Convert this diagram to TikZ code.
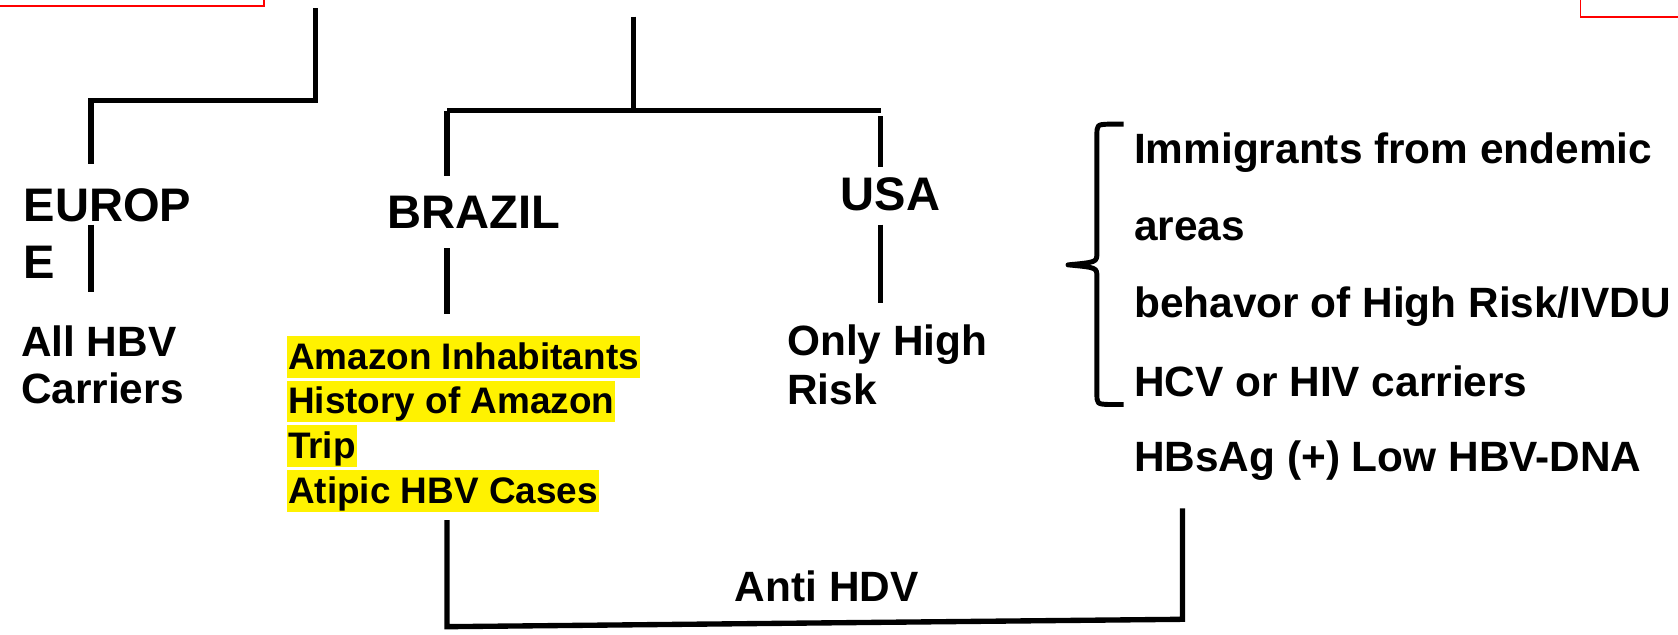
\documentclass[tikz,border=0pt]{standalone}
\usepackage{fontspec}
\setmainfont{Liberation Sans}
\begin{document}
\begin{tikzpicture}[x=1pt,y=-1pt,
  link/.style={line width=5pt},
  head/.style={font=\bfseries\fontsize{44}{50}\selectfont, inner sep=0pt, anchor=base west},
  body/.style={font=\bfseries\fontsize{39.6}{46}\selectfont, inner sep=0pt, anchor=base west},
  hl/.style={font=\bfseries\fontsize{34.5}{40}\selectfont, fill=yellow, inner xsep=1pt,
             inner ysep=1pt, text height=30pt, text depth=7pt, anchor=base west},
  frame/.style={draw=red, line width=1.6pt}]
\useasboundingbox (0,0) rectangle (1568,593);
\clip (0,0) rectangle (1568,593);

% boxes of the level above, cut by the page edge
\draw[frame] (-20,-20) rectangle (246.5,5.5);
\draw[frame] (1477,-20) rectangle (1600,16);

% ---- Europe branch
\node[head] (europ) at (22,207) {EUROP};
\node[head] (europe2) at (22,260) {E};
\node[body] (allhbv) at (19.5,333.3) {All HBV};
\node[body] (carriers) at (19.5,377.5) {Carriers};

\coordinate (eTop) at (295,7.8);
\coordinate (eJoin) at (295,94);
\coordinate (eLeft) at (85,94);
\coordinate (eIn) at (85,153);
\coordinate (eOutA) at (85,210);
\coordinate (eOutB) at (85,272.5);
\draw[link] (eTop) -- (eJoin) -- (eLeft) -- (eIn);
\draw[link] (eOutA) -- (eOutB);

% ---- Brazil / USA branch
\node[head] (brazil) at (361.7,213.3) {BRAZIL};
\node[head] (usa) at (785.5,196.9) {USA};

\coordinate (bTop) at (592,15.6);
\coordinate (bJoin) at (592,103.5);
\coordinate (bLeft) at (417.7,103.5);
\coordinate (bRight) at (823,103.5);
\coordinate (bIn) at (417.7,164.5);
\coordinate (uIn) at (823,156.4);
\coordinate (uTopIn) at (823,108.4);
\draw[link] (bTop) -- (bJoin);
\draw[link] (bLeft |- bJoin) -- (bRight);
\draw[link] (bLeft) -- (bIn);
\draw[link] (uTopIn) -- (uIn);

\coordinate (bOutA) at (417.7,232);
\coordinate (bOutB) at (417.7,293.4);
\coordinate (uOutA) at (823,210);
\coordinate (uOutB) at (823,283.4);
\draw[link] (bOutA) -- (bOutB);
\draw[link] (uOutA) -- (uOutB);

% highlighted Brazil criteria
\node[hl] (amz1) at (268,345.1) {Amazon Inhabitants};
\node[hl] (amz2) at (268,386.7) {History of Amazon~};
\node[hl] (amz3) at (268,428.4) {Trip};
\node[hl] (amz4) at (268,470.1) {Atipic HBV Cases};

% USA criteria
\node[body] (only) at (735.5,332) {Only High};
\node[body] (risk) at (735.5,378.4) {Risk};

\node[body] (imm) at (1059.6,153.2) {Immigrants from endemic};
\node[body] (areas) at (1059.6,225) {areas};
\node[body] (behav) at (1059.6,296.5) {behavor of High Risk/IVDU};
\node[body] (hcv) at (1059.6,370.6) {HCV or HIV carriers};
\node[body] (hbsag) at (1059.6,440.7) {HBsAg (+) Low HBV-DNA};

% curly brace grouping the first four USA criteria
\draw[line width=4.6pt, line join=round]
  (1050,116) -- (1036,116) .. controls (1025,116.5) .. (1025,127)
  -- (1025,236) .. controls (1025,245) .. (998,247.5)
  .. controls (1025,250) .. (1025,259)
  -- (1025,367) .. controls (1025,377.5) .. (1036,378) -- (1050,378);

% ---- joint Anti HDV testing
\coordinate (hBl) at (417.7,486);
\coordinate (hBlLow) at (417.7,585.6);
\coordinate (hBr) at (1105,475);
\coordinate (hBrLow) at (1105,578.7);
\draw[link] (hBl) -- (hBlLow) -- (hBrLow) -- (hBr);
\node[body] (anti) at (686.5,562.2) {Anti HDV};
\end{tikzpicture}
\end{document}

-=-=-=-=-

**WORK REQUIRED**
Repeat the data in full and exactly. Omit pictures.

**RESPONSE TO THIS TASK**
Convert this diagram to TikZ code.
\documentclass[tikz,border=0pt]{standalone}
\usepackage{fontspec}
\setmainfont{Liberation Sans}
\begin{document}
\begin{tikzpicture}[x=1pt,y=-1pt,
  link/.style={line width=5pt},
  head/.style={font=\bfseries\fontsize{44}{50}\selectfont, inner sep=0pt, anchor=base west},
  body/.style={font=\bfseries\fontsize{39.6}{46}\selectfont, inner sep=0pt, anchor=base west},
  hl/.style={font=\bfseries\fontsize{34.5}{40}\selectfont, fill=yellow, inner xsep=1pt,
             inner ysep=1pt, text height=30pt, text depth=7pt, anchor=base west},
  frame/.style={draw=red, line width=1.6pt}]
\useasboundingbox (0,0) rectangle (1568,593);
\clip (0,0) rectangle (1568,593);

% boxes of the level above, cut by the page edge
\draw[frame] (-20,-20) rectangle (246.5,5.5);
\draw[frame] (1477,-20) rectangle (1600,16);

% ---- Europe branch
\node[head] (europ) at (22,207) {EUROP};
\node[head] (europe2) at (22,260) {E};
\node[body] (allhbv) at (19.5,333.3) {All HBV};
\node[body] (carriers) at (19.5,377.5) {Carriers};

\coordinate (eTop) at (295,7.8);
\coordinate (eJoin) at (295,94);
\coordinate (eLeft) at (85,94);
\coordinate (eIn) at (85,153);
\coordinate (eOutA) at (85,210);
\coordinate (eOutB) at (85,272.5);
\draw[link] (eTop) -- (eJoin) -- (eLeft) -- (eIn);
\draw[link] (eOutA) -- (eOutB);

% ---- Brazil / USA branch
\node[head] (brazil) at (361.7,213.3) {BRAZIL};
\node[head] (usa) at (785.5,196.9) {USA};

\coordinate (bTop) at (592,15.6);
\coordinate (bJoin) at (592,103.5);
\coordinate (bLeft) at (417.7,103.5);
\coordinate (bRight) at (823,103.5);
\coordinate (bIn) at (417.7,164.5);
\coordinate (uIn) at (823,156.4);
\coordinate (uTopIn) at (823,108.4);
\draw[link] (bTop) -- (bJoin);
\draw[link] (bLeft |- bJoin) -- (bRight);
\draw[link] (bLeft) -- (bIn);
\draw[link] (uTopIn) -- (uIn);

\coordinate (bOutA) at (417.7,232);
\coordinate (bOutB) at (417.7,293.4);
\coordinate (uOutA) at (823,210);
\coordinate (uOutB) at (823,283.4);
\draw[link] (bOutA) -- (bOutB);
\draw[link] (uOutA) -- (uOutB);

% highlighted Brazil criteria
\node[hl] (amz1) at (268,345.1) {Amazon Inhabitants};
\node[hl] (amz2) at (268,386.7) {History of Amazon~};
\node[hl] (amz3) at (268,428.4) {Trip};
\node[hl] (amz4) at (268,470.1) {Atipic HBV Cases};

% USA criteria
\node[body] (only) at (735.5,332) {Only High};
\node[body] (risk) at (735.5,378.4) {Risk};

\node[body] (imm) at (1059.6,153.2) {Immigrants from endemic};
\node[body] (areas) at (1059.6,225) {areas};
\node[body] (behav) at (1059.6,296.5) {behavor of High Risk/IVDU};
\node[body] (hcv) at (1059.6,370.6) {HCV or HIV carriers};
\node[body] (hbsag) at (1059.6,440.7) {HBsAg (+) Low HBV-DNA};

% curly brace grouping the first four USA criteria
\draw[line width=4.6pt, line join=round]
  (1050,116) -- (1036,116) .. controls (1025,116.5) .. (1025,127)
  -- (1025,236) .. controls (1025,245) .. (998,247.5)
  .. controls (1025,250) .. (1025,259)
  -- (1025,367) .. controls (1025,377.5) .. (1036,378) -- (1050,378);

% ---- joint Anti HDV testing
\coordinate (hBl) at (417.7,486);
\coordinate (hBlLow) at (417.7,585.6);
\coordinate (hBr) at (1105,475);
\coordinate (hBrLow) at (1105,578.7);
\draw[link] (hBl) -- (hBlLow) -- (hBrLow) -- (hBr);
\node[body] (anti) at (686.5,562.2) {Anti HDV};
\end{tikzpicture}
\end{document}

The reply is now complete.